Background: Post-thrombotic syndrome varies from mild oedema to incapacitating swelling with pain and ulceration. We investigated the rate of post-thrombotic syndrome after a first episode of deep-vein thrombosis and assessed the preventive effect of direct application of a sized-to-fit graded compression stocking.
Methods: Patients with a first episode of venogram-proven proximal deep-vein thrombosis were randomly assigned no stockings (the control group) or made-to-measure graded compression elastic stockings for at least 2 years. Post-thrombotic syndrome was assessed with a standard scoring system that combined clinical characteristics and objective leg measurements. Patients were assessed every 3 months during the first 2 years, and every 6 months thereafter for at least 5 years. The cumulative incidence of mild-to-moderate post-thrombotic syndrome was the primary outcome measure.

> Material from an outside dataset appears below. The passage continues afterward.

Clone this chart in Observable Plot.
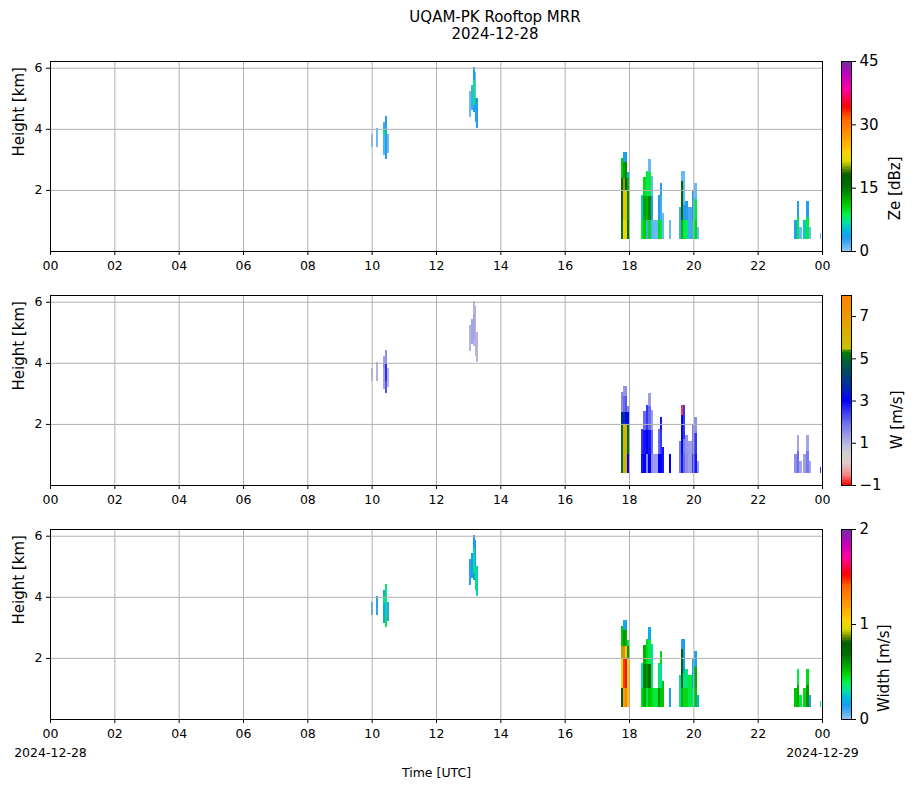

Findings: Of the 315 consecutive outpatients considered for inclusion, 44 were excluded and 77 did not consent to take part. 194 patients were randomly assigned compression stockings (n = 96) or no stockings (n = 98). The median follow-up was 76 months (range 60-96) in both groups. Mild-to-moderate post-thrombotic syndrome (score > or = 3 plus one clinical sign) occurred in 19 (20%) patients in the stocking group and in 46 (47%) control-group patients (p < 0.001). 11 (11%) patients in the stocking group developed severe post-thrombotic syndrome (score > or = 4), compared with 23 (23%) patients in the control group (p < 0.001). In both groups, most cases of post-thrombotic syndrome occurred within 24 months of the acute thrombotic event.
Interpretation: About 60% of patients with a first episode of proximal deep-vein thrombosis develop post-thrombotic syndrome within 2 years. A sized-to-fit compression stocking reduced this rate by about 50%.